STATED PROBLEM: All lines below must be repeated exactly, with the pictures omitted.

INFORMATION SUPPLIED:
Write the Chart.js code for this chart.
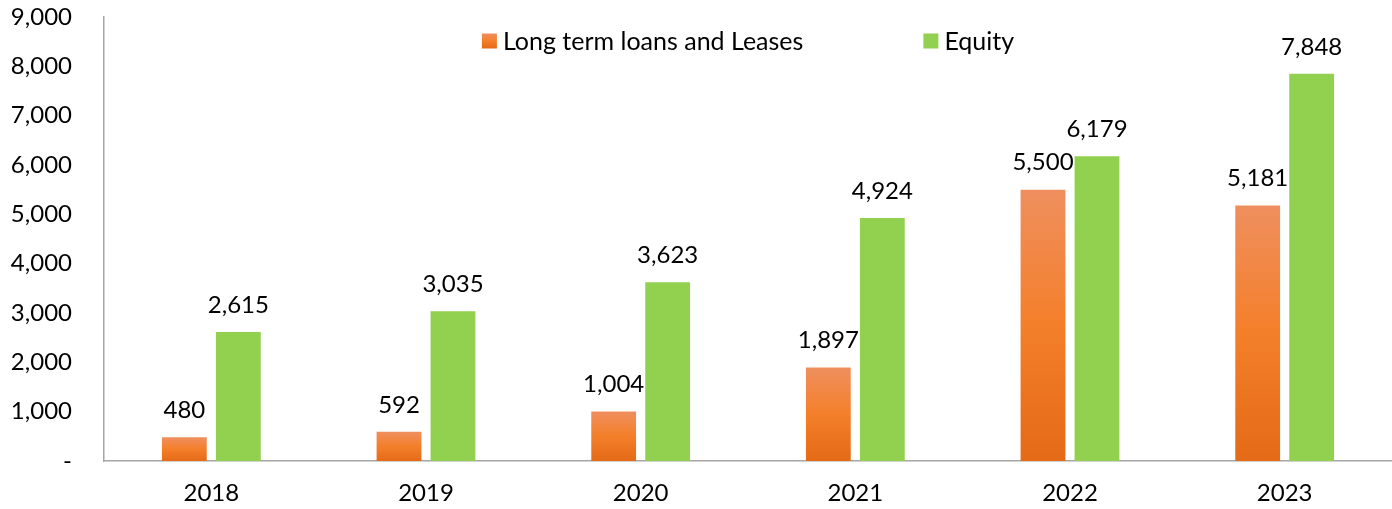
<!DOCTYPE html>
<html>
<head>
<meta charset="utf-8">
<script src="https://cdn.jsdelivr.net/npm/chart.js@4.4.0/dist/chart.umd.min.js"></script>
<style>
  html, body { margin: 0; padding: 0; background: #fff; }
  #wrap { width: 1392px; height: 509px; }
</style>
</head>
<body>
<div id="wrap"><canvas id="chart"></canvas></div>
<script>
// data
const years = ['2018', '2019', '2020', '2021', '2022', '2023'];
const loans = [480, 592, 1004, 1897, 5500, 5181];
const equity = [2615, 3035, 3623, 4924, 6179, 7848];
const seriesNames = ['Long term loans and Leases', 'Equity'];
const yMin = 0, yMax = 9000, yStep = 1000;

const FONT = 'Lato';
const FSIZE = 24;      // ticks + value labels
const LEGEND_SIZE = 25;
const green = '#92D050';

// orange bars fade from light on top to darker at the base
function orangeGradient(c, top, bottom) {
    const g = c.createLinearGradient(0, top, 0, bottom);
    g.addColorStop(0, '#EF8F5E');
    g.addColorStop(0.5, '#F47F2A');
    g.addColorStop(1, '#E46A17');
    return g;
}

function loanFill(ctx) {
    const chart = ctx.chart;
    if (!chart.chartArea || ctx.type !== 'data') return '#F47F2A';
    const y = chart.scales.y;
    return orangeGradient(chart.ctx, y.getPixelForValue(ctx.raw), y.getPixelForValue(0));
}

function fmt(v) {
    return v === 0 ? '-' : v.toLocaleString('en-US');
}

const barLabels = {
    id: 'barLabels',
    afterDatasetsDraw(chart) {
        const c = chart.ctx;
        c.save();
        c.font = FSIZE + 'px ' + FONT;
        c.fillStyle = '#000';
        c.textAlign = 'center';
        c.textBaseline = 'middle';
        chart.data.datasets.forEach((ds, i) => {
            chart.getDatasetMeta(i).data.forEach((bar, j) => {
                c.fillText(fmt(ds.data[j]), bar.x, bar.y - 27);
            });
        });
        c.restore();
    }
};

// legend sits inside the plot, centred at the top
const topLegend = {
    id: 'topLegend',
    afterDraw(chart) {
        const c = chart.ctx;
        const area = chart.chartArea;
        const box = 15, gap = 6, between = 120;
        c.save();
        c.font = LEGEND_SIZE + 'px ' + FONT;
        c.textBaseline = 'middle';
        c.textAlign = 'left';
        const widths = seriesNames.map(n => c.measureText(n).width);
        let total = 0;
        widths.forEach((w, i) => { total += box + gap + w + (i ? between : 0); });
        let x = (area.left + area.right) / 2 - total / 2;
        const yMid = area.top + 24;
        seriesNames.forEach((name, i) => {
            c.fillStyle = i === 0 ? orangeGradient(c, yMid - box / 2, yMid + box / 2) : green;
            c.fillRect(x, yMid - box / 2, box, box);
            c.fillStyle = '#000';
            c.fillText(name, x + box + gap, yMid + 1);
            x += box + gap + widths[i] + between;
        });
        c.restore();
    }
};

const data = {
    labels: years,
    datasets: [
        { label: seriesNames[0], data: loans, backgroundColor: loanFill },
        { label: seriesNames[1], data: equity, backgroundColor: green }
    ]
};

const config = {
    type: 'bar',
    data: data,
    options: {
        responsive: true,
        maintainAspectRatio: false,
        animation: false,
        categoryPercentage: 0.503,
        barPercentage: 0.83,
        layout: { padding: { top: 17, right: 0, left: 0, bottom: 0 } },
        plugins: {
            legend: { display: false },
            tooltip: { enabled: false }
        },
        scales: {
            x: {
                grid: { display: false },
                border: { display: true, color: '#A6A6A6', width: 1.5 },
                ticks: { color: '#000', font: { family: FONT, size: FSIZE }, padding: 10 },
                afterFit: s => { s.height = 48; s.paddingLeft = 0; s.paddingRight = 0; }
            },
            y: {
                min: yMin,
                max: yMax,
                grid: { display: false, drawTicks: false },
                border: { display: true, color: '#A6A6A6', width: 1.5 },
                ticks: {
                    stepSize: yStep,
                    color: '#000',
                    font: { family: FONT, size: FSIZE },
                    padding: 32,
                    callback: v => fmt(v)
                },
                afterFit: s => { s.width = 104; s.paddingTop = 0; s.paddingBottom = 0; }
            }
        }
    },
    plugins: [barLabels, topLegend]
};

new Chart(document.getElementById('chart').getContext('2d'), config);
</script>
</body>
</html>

COMPLETED EXERCISE:
Write the Chart.js code for this chart.
<!DOCTYPE html>
<html>
<head>
<meta charset="utf-8">
<script src="https://cdn.jsdelivr.net/npm/chart.js@4.4.0/dist/chart.umd.min.js"></script>
<style>
  html, body { margin: 0; padding: 0; background: #fff; }
  #wrap { width: 1392px; height: 509px; }
</style>
</head>
<body>
<div id="wrap"><canvas id="chart"></canvas></div>
<script>
// data
const years = ['2018', '2019', '2020', '2021', '2022', '2023'];
const loans = [480, 592, 1004, 1897, 5500, 5181];
const equity = [2615, 3035, 3623, 4924, 6179, 7848];
const seriesNames = ['Long term loans and Leases', 'Equity'];
const yMin = 0, yMax = 9000, yStep = 1000;

const FONT = 'Lato';
const FSIZE = 24;      // ticks + value labels
const LEGEND_SIZE = 25;
const green = '#92D050';

// orange bars fade from light on top to darker at the base
function orangeGradient(c, top, bottom) {
    const g = c.createLinearGradient(0, top, 0, bottom);
    g.addColorStop(0, '#EF8F5E');
    g.addColorStop(0.5, '#F47F2A');
    g.addColorStop(1, '#E46A17');
    return g;
}

function loanFill(ctx) {
    const chart = ctx.chart;
    if (!chart.chartArea || ctx.type !== 'data') return '#F47F2A';
    const y = chart.scales.y;
    return orangeGradient(chart.ctx, y.getPixelForValue(ctx.raw), y.getPixelForValue(0));
}

function fmt(v) {
    return v === 0 ? '-' : v.toLocaleString('en-US');
}

const barLabels = {
    id: 'barLabels',
    afterDatasetsDraw(chart) {
        const c = chart.ctx;
        c.save();
        c.font = FSIZE + 'px ' + FONT;
        c.fillStyle = '#000';
        c.textAlign = 'center';
        c.textBaseline = 'middle';
        chart.data.datasets.forEach((ds, i) => {
            chart.getDatasetMeta(i).data.forEach((bar, j) => {
                c.fillText(fmt(ds.data[j]), bar.x, bar.y - 27);
            });
        });
        c.restore();
    }
};

// legend sits inside the plot, centred at the top
const topLegend = {
    id: 'topLegend',
    afterDraw(chart) {
        const c = chart.ctx;
        const area = chart.chartArea;
        const box = 15, gap = 6, between = 120;
        c.save();
        c.font = LEGEND_SIZE + 'px ' + FONT;
        c.textBaseline = 'middle';
        c.textAlign = 'left';
        const widths = seriesNames.map(n => c.measureText(n).width);
        let total = 0;
        widths.forEach((w, i) => { total += box + gap + w + (i ? between : 0); });
        let x = (area.left + area.right) / 2 - total / 2;
        const yMid = area.top + 24;
        seriesNames.forEach((name, i) => {
            c.fillStyle = i === 0 ? orangeGradient(c, yMid - box / 2, yMid + box / 2) : green;
            c.fillRect(x, yMid - box / 2, box, box);
            c.fillStyle = '#000';
            c.fillText(name, x + box + gap, yMid + 1);
            x += box + gap + widths[i] + between;
        });
        c.restore();
    }
};

const data = {
    labels: years,
    datasets: [
        { label: seriesNames[0], data: loans, backgroundColor: loanFill },
        { label: seriesNames[1], data: equity, backgroundColor: green }
    ]
};

const config = {
    type: 'bar',
    data: data,
    options: {
        responsive: true,
        maintainAspectRatio: false,
        animation: false,
        categoryPercentage: 0.503,
        barPercentage: 0.83,
        layout: { padding: { top: 17, right: 0, left: 0, bottom: 0 } },
        plugins: {
            legend: { display: false },
            tooltip: { enabled: false }
        },
        scales: {
            x: {
                grid: { display: false },
                border: { display: true, color: '#A6A6A6', width: 1.5 },
                ticks: { color: '#000', font: { family: FONT, size: FSIZE }, padding: 10 },
                afterFit: s => { s.height = 48; s.paddingLeft = 0; s.paddingRight = 0; }
            },
            y: {
                min: yMin,
                max: yMax,
                grid: { display: false, drawTicks: false },
                border: { display: true, color: '#A6A6A6', width: 1.5 },
                ticks: {
                    stepSize: yStep,
                    color: '#000',
                    font: { family: FONT, size: FSIZE },
                    padding: 32,
                    callback: v => fmt(v)
                },
                afterFit: s => { s.width = 104; s.paddingTop = 0; s.paddingBottom = 0; }
            }
        }
    },
    plugins: [barLabels, topLegend]
};

new Chart(document.getElementById('chart').getContext('2d'), config);
</script>
</body>
</html>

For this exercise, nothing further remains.